Implicitly Constrained Semi-Supervised Linear Discriminant Analysis

In many machine learning tasks, apart from a set of labeled data, a large amount of unlabeled observations is often available. The goal of semi-supervised learning is to use this unlabeled data to improve the supervised classification or regression model that was learned based on the labeled data alone. For classification using linear discriminant analysis (LDA) specifically, several semi-supervised variants have been proposed. Using any one of these methods is, however, not guaranteed to outperform the supervised classifier which does not take the additional unlabeled data into account. They may, in fact, reduce performance.

To counter this problem, [2] introduced moment constrained LDA, which offers a more robust type of semi-supervised LDA. This approach required the identification of specific constraints that link parameter estimates that rely on the labeled data to parameters that do not rely on the labels. Ideally, we would like these constraints to emerge implicitly from the choice of the supervised learning model and a given set of unlabeled objects. 

Implicitly constrained semi-supervised learning, introduced in [3] attempts to do just that. The underlying intuition is that if we could enumerate all possible labelings of the unlabeled data, and train the corresponding classifiers, the classifier based on the true but unknown labels is in this set. This classifier would generally outperform the supervised classifier. In practice, however, we can not enumerate over all possible labelings, nor do we know which one corresponds to the true labeling. One way to know how well any of these classifiers is going to perform is to estimate its performance using the supervised objective function evaluated on labeled objects alone. Based on this objective, it turns out one can efficiently find the optimal classifier in this set of possible classifiers by allowing for soft label assignments to the unlabeled objects. This all leads to a convex optimization problem that can be solved using a simple bounded gradient descent procedure.

We compare the constraint based approaches to other semi-supervised methods, in particular, expectation maximization and self-learning. We also consider the question if and in what sense we can expect improvement in performance over the supervised procedure. The main conclusion from these analyses is that the constraint based approaches are more robust to misspecification of the original supervised model, and may outperform alternatives that make more assumptions on the data, in particular when performance is measured in terms of the log-likelihood of unseen objects.

This work was presented in [1], while the idea of implicitly constrained learning, applied to the least squares classifier, is described in [3].
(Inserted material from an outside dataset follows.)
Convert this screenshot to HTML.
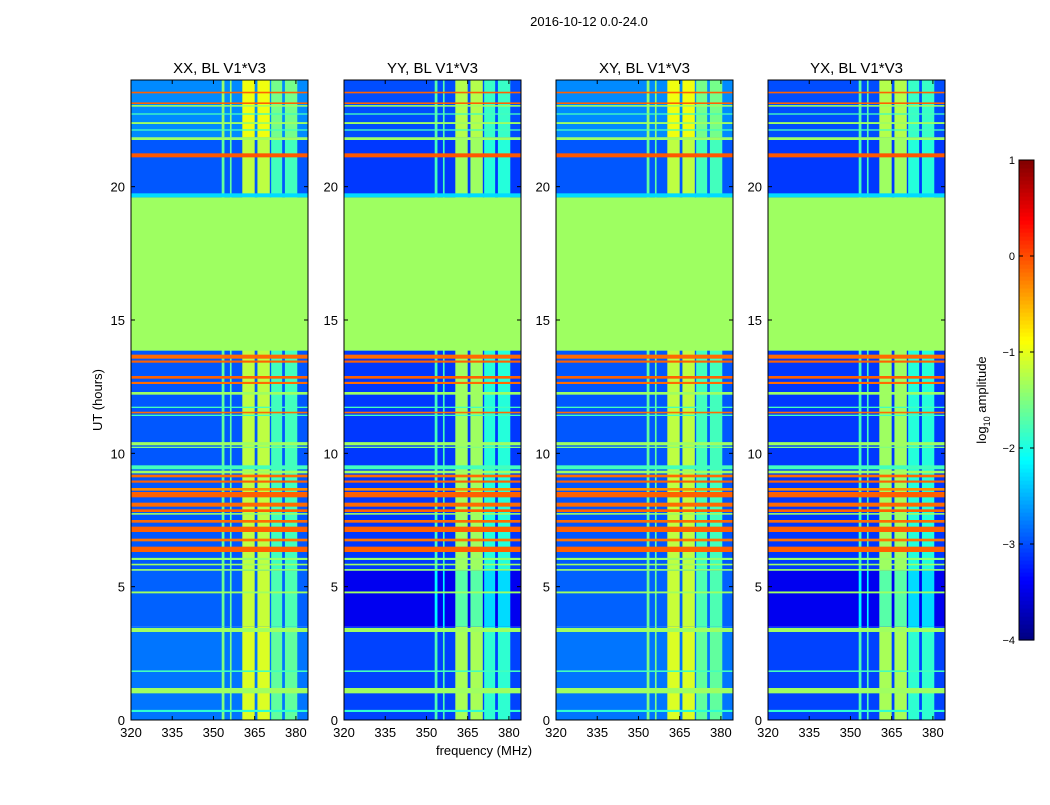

[1] Krijthe, Jesse H., and Marco Loog. "Implicitly Constrained Semi-Supervised Linear Discriminant Analysis.", 22nd International Conference on Pattern Recognition (ICPR). IEEE, 2014.
[2] Loog, Marco. "Semi-supervised linear discriminant analysis through moment-constraint parameter estimation." Pattern Recognition Letters 37 (2014): 24-31
[3] J. H. Krijthe and M. Loog, “Implicitly Constrained Semi-Supervised Least Squares Classification,” Tech. Rep., 2013.